Association rule mining is a technique that reveals the relationships and mutual dependencies among a large set of data items.
A common example of association rule mining is "Market Basket Analysis." In this process, based on the different items placed in customers' shopping carts, the buying habits and patterns of customers are analyzed. By identifying the associations between products, we can discover recurring patterns during purchases.
Three important parameters:
- Support: It measures the popularity of an itemset based on its occurrence frequency in transactions.
- Confidence: It indicates the likelihood of buying item y if item x is purchased. (x -> y)
- Lift: It combines the two parameters above.
In this exercise, we will implement the Apriori algorithm, one of the most popular and efficient algorithms for association rule mining.
Explaining Lift: As mentioned in the last section, if the lift value is greater than 1, it means that the occurrence of the consequent has a positive effect on the occurrence of the antecedent, and they appear together more than expected.
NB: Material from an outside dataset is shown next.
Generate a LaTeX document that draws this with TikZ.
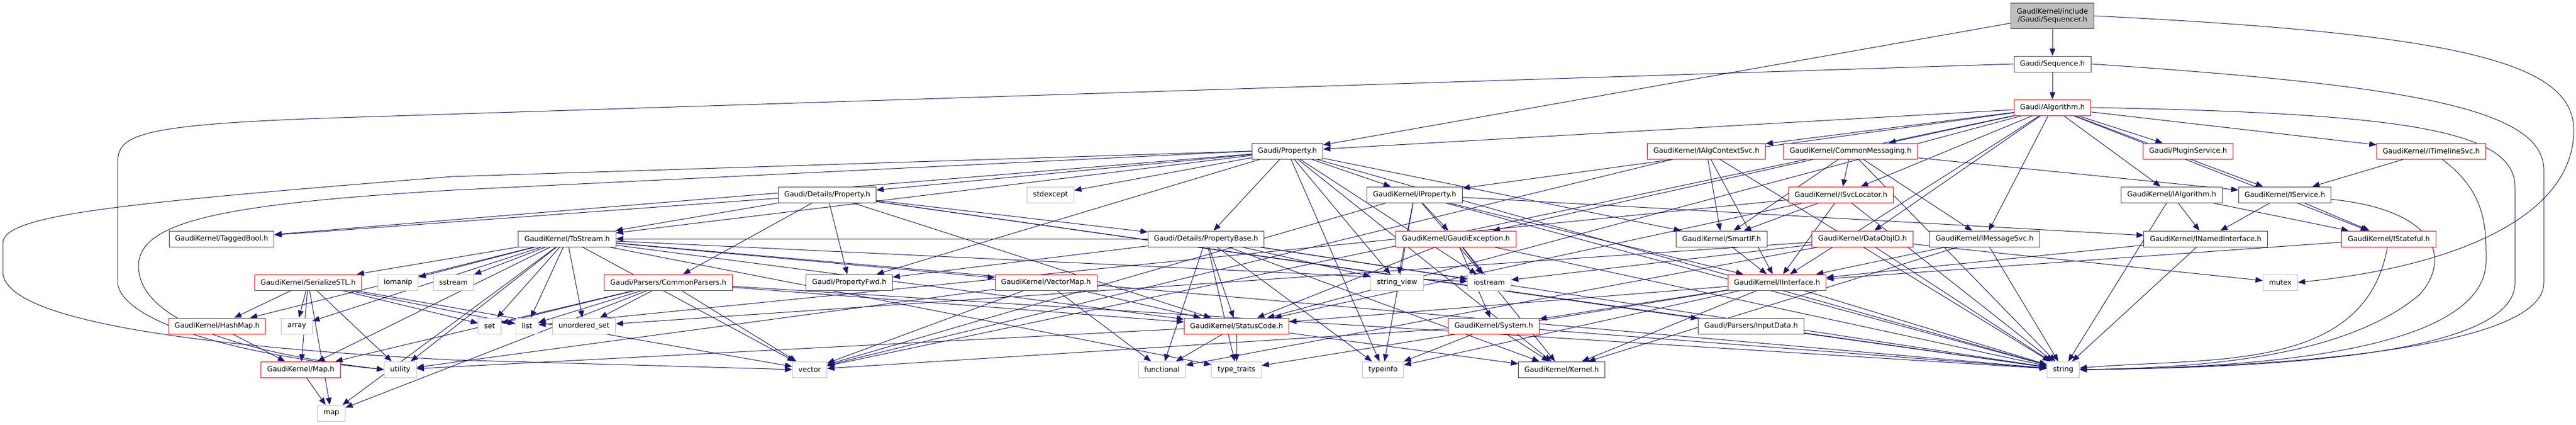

On the other hand, if the lift is less than 1, it indicates that the consequent and antecedent appear together less than expected.
Apriori Algorithm: The working of the Apriori algorithm is as follows: A minimum support value is set, and iterations are performed with frequent itemsets. If subsets and subgroups have support values less than the threshold, they are removed. This process continues until no further pruning is possible.
In this exercise, we will apply the Apriori algorithm to the Hypermarket_dataset, which contains purchase orders of individuals from grocery stores.
To start the work, we need to prepare the dataset into a sparse matrix, where products purchased will be in columns, and order numbers will be the index.
By applying the Apriori algorithm with a minimum support of 0.07, we will generate all the frequent patterns.
We have also written a function that, given the confidence and lift as inputs, displays the resulting association rules.